Data distribution across multiple memory spaces.
Communication and data transfers.
- Hybrid:
MPI + OpenMP, OpenMP + CUDA, MPI + CUDA, …
Combines the benefits and the downsides of several programming models.
- Task-based:
OpenMP tasks
Does task-based programming count as a separate programming model?
Functions and data dependencies
Imagine the following computer program:
1#include <stdio.h>
2
3void function1(int a, int b) {
4 printf("The sum is %d.\n", a + b);
5}
6
7void function2(int b) {
8 printf("The sum is %d.\n", 10 + b);
9}
10
11int main() {
12 int a = 10, b = 7;
13 function1(a, b);
14 function2(b);
15 return 0;
16}
The program consists of two functions, function1 and function2, that are called one after another from the main function.

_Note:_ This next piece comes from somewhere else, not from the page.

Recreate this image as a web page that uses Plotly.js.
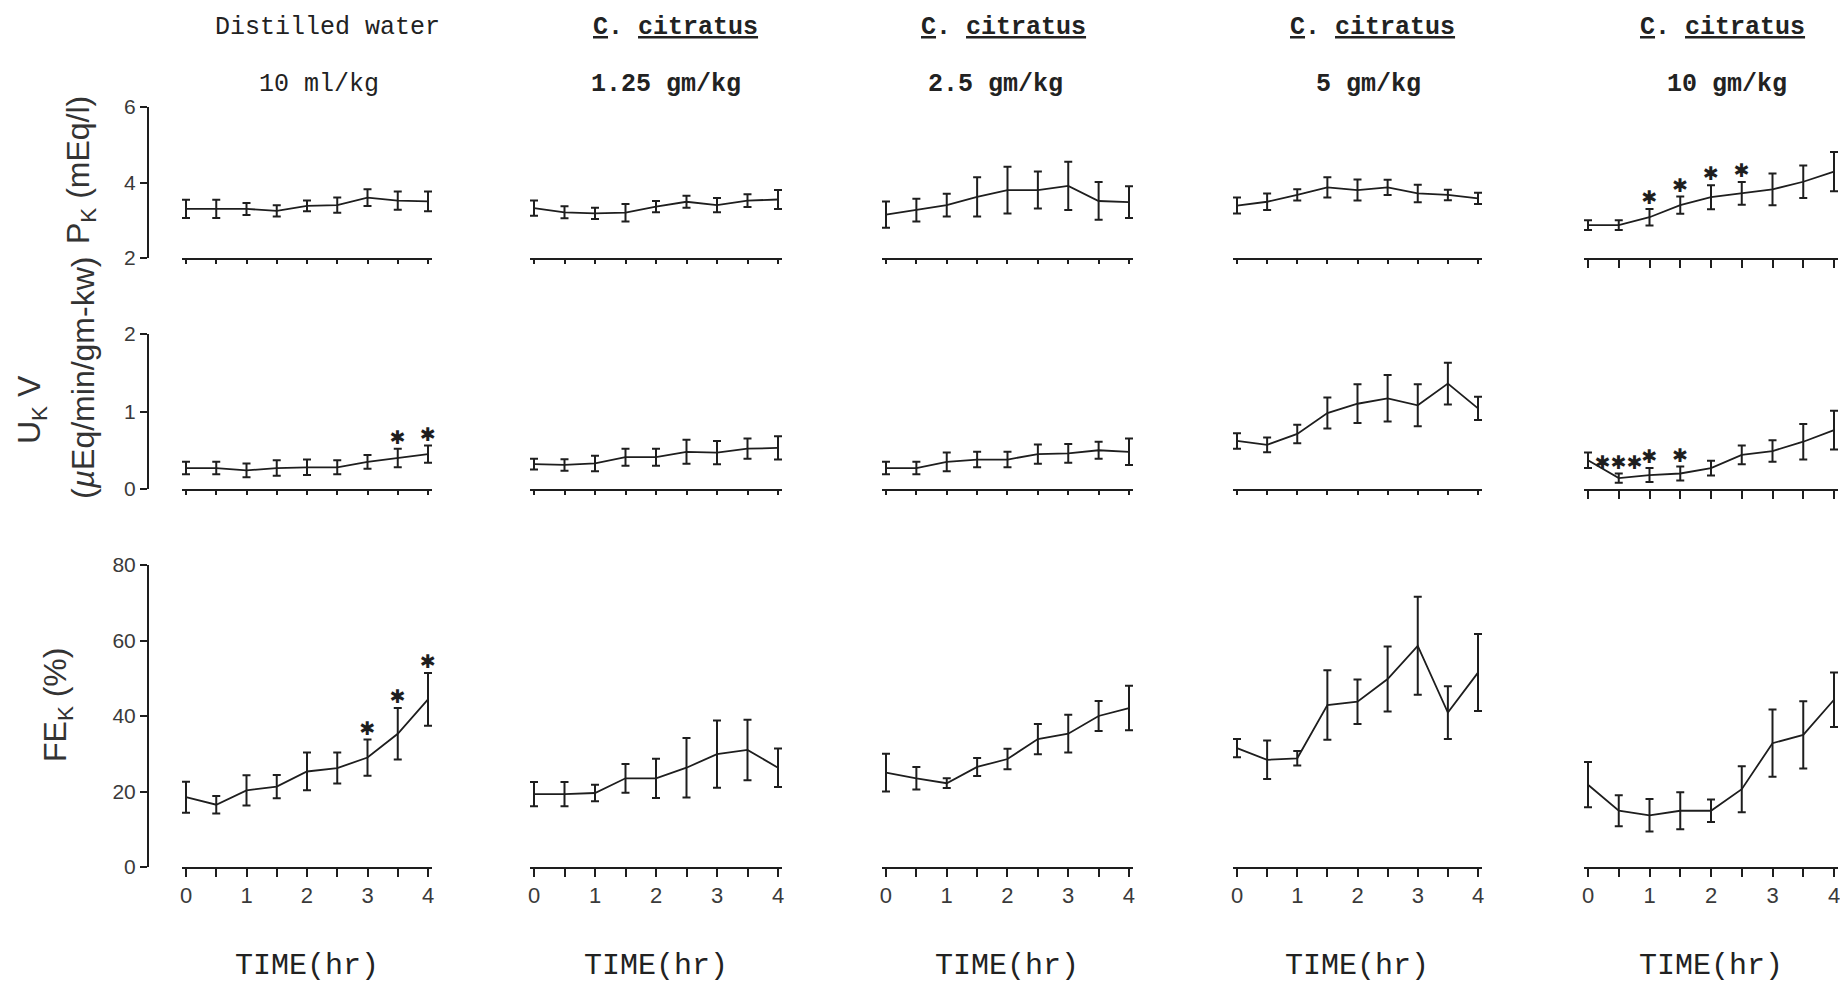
<!DOCTYPE html>
<html>
<head>
<meta charset="utf-8">
<script src="https://cdn.plot.ly/plotly-3.0.1.min.js"></script>
<style>html,body{margin:0;padding:0;background:#fff;}#chart{width:1840px;height:986px;}</style>
</head>
<body>
<div id="chart"></div>
<script>
// ---------------- data ----------------
const timeHr = [0, 0.5, 1, 1.5, 2, 2.5, 3, 3.5, 4];
const xTickVals = [0, 1, 2, 3, 4];
const xTickText = ['0', '1', '2', '3', '4'];
const groupNames = ['Distilled water', '<u>C</u>. <u>citratus</u>', '<u>C</u>. <u>citratus</u>', '<u>C</u>. <u>citratus</u>', '<u>C</u>. <u>citratus</u>'];
const doseLabels = ['10 ml/kg', '1.25 gm/kg', '2.5 gm/kg', '5 gm/kg', '10 gm/kg'];

// Plasma K (mEq/l), mean and SEM
const pkWater = [3.30, 3.30, 3.30, 3.25, 3.38, 3.40, 3.60, 3.52, 3.50];
const pkWaterErr = [0.24, 0.24, 0.16, 0.15, 0.14, 0.20, 0.22, 0.24, 0.26];
const pk125 = [3.32, 3.21, 3.18, 3.20, 3.36, 3.49, 3.40, 3.52, 3.55];
const pk125Err = [0.20, 0.16, 0.15, 0.23, 0.15, 0.16, 0.19, 0.17, 0.25];
const pk25 = [3.15, 3.27, 3.40, 3.62, 3.80, 3.80, 3.91, 3.51, 3.48];
const pk25Err = [0.35, 0.30, 0.30, 0.52, 0.62, 0.49, 0.64, 0.50, 0.42];
const pk5 = [3.39, 3.49, 3.67, 3.87, 3.80, 3.87, 3.71, 3.67, 3.58];
const pk5Err = [0.21, 0.22, 0.15, 0.27, 0.28, 0.20, 0.23, 0.14, 0.15];
const pk10 = [2.87, 2.87, 3.08, 3.40, 3.61, 3.71, 3.82, 4.02, 4.29];
const pk10Err = [0.13, 0.13, 0.22, 0.23, 0.32, 0.30, 0.42, 0.43, 0.52];

// Urinary K excretion (µEq/min/gm-kw)
const ukWater = [0.27, 0.27, 0.24, 0.27, 0.28, 0.28, 0.35, 0.40, 0.45];
const ukWaterErr = [0.08, 0.08, 0.09, 0.10, 0.10, 0.09, 0.09, 0.12, 0.11];
const uk125 = [0.32, 0.31, 0.33, 0.41, 0.41, 0.48, 0.47, 0.52, 0.53];
const uk125Err = [0.07, 0.075, 0.10, 0.11, 0.11, 0.155, 0.15, 0.13, 0.15];
const uk25 = [0.27, 0.27, 0.35, 0.38, 0.38, 0.45, 0.46, 0.50, 0.48];
const uk25Err = [0.08, 0.08, 0.12, 0.10, 0.10, 0.125, 0.12, 0.11, 0.17];
const uk5 = [0.62, 0.57, 0.71, 0.98, 1.10, 1.17, 1.08, 1.36, 1.04];
const uk5Err = [0.10, 0.095, 0.12, 0.20, 0.25, 0.30, 0.27, 0.27, 0.15];
const uk10 = [0.37, 0.14, 0.18, 0.20, 0.27, 0.44, 0.49, 0.61, 0.76];
const uk10Err = [0.10, 0.06, 0.09, 0.09, 0.095, 0.12, 0.14, 0.23, 0.25];

// Fractional excretion of K (%)
const feWater = [18.5, 16.5, 20.3, 21.3, 25.3, 26.2, 29.0, 35.3, 44.4];
const feWaterErr = [4.1, 2.3, 4.0, 3.1, 5.0, 4.1, 4.8, 6.8, 7.0];
const fe125 = [19.3, 19.3, 19.6, 23.5, 23.5, 26.3, 29.9, 31.0, 26.3];
const fe125Err = [3.2, 3.2, 2.2, 3.8, 5.2, 7.9, 8.9, 8.0, 5.1];
const fe25 = [25.0, 23.5, 22.2, 26.5, 28.6, 33.9, 35.3, 40.0, 42.1];
const fe25Err = [5.0, 3.0, 1.3, 2.4, 2.7, 4.0, 5.0, 4.0, 5.9];
const fe5 = [31.5, 28.4, 28.8, 42.9, 43.8, 49.8, 58.6, 40.9, 51.5];
const fe5Err = [2.4, 5.1, 1.9, 9.2, 5.9, 8.6, 13.0, 7.0, 10.2];
const fe10 = [21.8, 14.9, 13.7, 14.9, 14.9, 20.6, 32.8, 35.0, 44.3];
const fe10Err = [6.0, 4.1, 4.3, 4.9, 3.0, 6.1, 8.9, 8.9, 7.2];

// significance marks: [row, column, time, label]
const sigRow = [1, 1, 2, 2, 2, 0, 0, 0, 0, 1, 1, 1];
const sigCol = [0, 0, 0, 0, 0, 4, 4, 4, 4, 4, 4, 4];
const sigTime = [3.5, 4, 3, 3.5, 4, 1, 1.5, 2, 2.5, 0.5, 1, 1.5];
const sigLabel = ['✱', '✱', '✱', '✱', '✱', '✱', '✱', '✱', '✱', '✱✱✱', '✱', '✱'];

// ---------------- layout helpers ----------------
const W = 1840, H = 986;
const colX0 = [186, 534, 886, 1237, 1588];
const colX4 = [428, 778, 1129, 1478, 1834];
const pad = 0.07; // keeps the end error-bar caps inside the plot area
const rowDefs = [
  {bottom: 258, top: 107, range: [2, 6], tick: [2, 4, 6]},
  {bottom: 489, top: 334, range: [0, 2], tick: [0, 1, 2]},
  {bottom: 867, top: 565, range: [0, 80], tick: [0, 20, 40, 60, 80]}
];
const means = [[pkWater, pk125, pk25, pk5, pk10], [ukWater, uk125, uk25, uk5, uk10], [feWater, fe125, fe25, fe5, fe10]];
const errs = [[pkWaterErr, pk125Err, pk25Err, pk5Err, pk10Err], [ukWaterErr, uk125Err, uk25Err, uk5Err, uk10Err], [feWaterErr, fe125Err, fe25Err, fe5Err, fe10Err]];

const px = x => x / W;
const py = y => 1 - y / H;
const ink = '#1e1e1e';

const traces = [];
const layout = {
  width: W, height: H, autosize: false,
  margin: {l: 0, r: 0, t: 0, b: 0},
  paper_bgcolor: '#ffffff', plot_bgcolor: 'rgba(0,0,0,0)',
  showlegend: false,
  annotations: []
};

for (let r = 0; r < 3; r++) {
  for (let c = 0; c < 5; c++) {
    const i = r * 5 + c + 1;
    const xa = 'xaxis' + (i === 1 ? '' : i), ya = 'yaxis' + (i === 1 ? '' : i);
    const xr = 'x' + (i === 1 ? '' : i), yr = 'y' + (i === 1 ? '' : i);
    const rd = rowDefs[r];
    const unit = (colX4[c] - colX0[c]) / 4;
    const tl = r === 2 ? 8 : (c === 4 ? 8 : 4);
    layout[xa] = {
      domain: [px(colX0[c] - pad * unit), px(colX4[c] + pad * unit)], range: [-pad, 4 + pad], anchor: yr,
      showline: true, linecolor: ink, linewidth: 2,
      ticks: 'outside', ticklen: tl, tickwidth: 2, tickcolor: ink,
      tickvals: xTickVals, ticktext: xTickText,
      minor: {tickvals: timeHr, ticks: 'outside', ticklen: tl, tickwidth: 2, tickcolor: ink, showgrid: false},
      showticklabels: r === 2, ticklabeloverflow: 'allow',
      tickfont: {family: 'Liberation Sans, Arial, sans-serif', size: 22, color: '#3a3a3a'},
      showgrid: false, zeroline: false, fixedrange: true
    };
    if (c === 0) {
      layout[ya] = {
        domain: [py(rd.bottom), py(rd.top)], range: rd.range, anchor: 'free', position: px(148),
        showline: true, linecolor: ink, linewidth: 2,
        ticks: 'outside', ticklen: 7, tickwidth: 2, tickcolor: ink,
        tickvals: rd.tick,
        tickfont: {family: 'Liberation Sans, Arial, sans-serif', size: 21, color: '#3a3a3a'},
        showgrid: false, zeroline: false, fixedrange: true
      };
    } else {
      layout[ya] = {domain: [py(rd.bottom), py(rd.top)], range: rd.range, anchor: xr, visible: false, fixedrange: true};
    }
    traces.push({
      type: 'scatter', mode: 'lines', x: timeHr, y: means[r][c], xaxis: xr, yaxis: yr,
      line: {color: ink, width: 1.8}, cliponaxis: false,
      error_y: {type: 'data', array: errs[r][c], visible: true, color: ink, thickness: 2, width: 4},
      hoverinfo: 'skip'
    });
  }
}

// significance stars, placed on top of each error bar
for (let k = 0; k < sigTime.length; k++) {
  const r = sigRow[k], c = sigCol[k];
  const i = r * 5 + c + 1;
  const idx = timeHr.indexOf(sigTime[k]);
  const yTop = means[r][c][idx] + errs[r][c][idx];
  traces.push({
    type: 'scatter', mode: 'text', x: [sigTime[k]], y: [yTop],
    xaxis: 'x' + (i === 1 ? '' : i), yaxis: 'y' + (i === 1 ? '' : i),
    text: [sigLabel[k]], textposition: 'top center', cliponaxis: false,
    textfont: {family: 'DejaVu Sans, sans-serif', size: 19, color: ink},
    hoverinfo: 'skip'
  });
}

// column headings
const headX = [327, 675, 1003, 1372, 1722];
const doseX = [319, 666, 995, 1368, 1727];
const timeX = [307, 656, 1007, 1357, 1711];
for (let c = 0; c < 5; c++) {
  const wt = c === 0 ? '' : '<b>';
  const wtc = c === 0 ? '' : '</b>';
  layout.annotations.push({
    xref: 'paper', yref: 'paper', x: px(headX[c]), y: py(27), xanchor: 'center', yanchor: 'middle',
    text: wt + groupNames[c] + wtc, showarrow: false,
    font: {family: 'Liberation Mono, Courier New, monospace', size: 25, color: '#222'}
  });
  layout.annotations.push({
    xref: 'paper', yref: 'paper', x: px(doseX[c]), y: py(84), xanchor: 'center', yanchor: 'middle',
    text: wt + doseLabels[c] + wtc, showarrow: false,
    font: {family: 'Liberation Mono, Courier New, monospace', size: 25, color: '#222'}
  });
  layout.annotations.push({
    xref: 'paper', yref: 'paper', x: px(timeX[c]), y: py(966), xanchor: 'center', yanchor: 'middle',
    text: 'TIME(hr)', showarrow: false,
    font: {family: 'Liberation Mono, Courier New, monospace', size: 30, color: '#222'}
  });
}

// y-axis titles
const sansTitle = {family: 'Liberation Sans, Arial, sans-serif', size: 32, color: '#333'};
layout.annotations.push(
  {xref: 'paper', yref: 'paper', x: px(80), y: py(170), xanchor: 'center', yanchor: 'middle', textangle: -90,
   text: 'P<sub>K</sub> (mEq/l)', showarrow: false, font: sansTitle},
  {xref: 'paper', yref: 'paper', x: px(31), y: py(410), xanchor: 'center', yanchor: 'middle', textangle: -90,
   text: 'U<sub>K</sub> V', showarrow: false, font: sansTitle},
  {xref: 'paper', yref: 'paper', x: px(83), y: py(378), xanchor: 'center', yanchor: 'middle', textangle: -90,
   text: '(<i>µ</i>Eq/min/gm-kw)', showarrow: false, font: sansTitle},
  {xref: 'paper', yref: 'paper', x: px(57), y: py(705), xanchor: 'center', yanchor: 'middle', textangle: -90,
   text: 'FE<sub>K</sub> (%)', showarrow: false, font: sansTitle}
);

Plotly.newPlot('chart', traces, layout, {staticPlot: true, displayModeBar: false});
</script>
</body>
</html>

The first function reads the variables a and b, and the second function reads the variable b:
The program prints the line The sum is 17. twice.
The key observation is that the two functions calls are independent of each other.
More importantly, the two functions can be executed in parallel:
Let us modify the the program slightly:
1#include <stdio.h>
2
3void function1(int a, int *b) {
4 printf("The sum is %d.\n", a + *b);
5 *b += 3;
6}
7
8void function2(int b) {
9 printf("The sum is %d.\n", 10 + b);
10}
11
12int main() {
13 int a = 10, b = 7;
14 function1(a, &b);
15 function2(b);
16 return 0;
17}
This time the function function1 modifies the variable b:
Therefore, the two function calls are not independent of each other and changing the order would change the printed lines. Furthermore, executing the two functions in parallel would lead to an undefined result as the execution order would be arbitrary.
We could say that in this particular context, the function function2 is dependent on the function function1.
That is, the function function1 must be executed completely before the function function2 can be executed:
However, this data dependency exists only when these two functions are called in this particular sequence using these particular arguments. In a different context, this particular data dependency does not exists. We can therefore conclude that the data dependencies are separate from the functions definitions.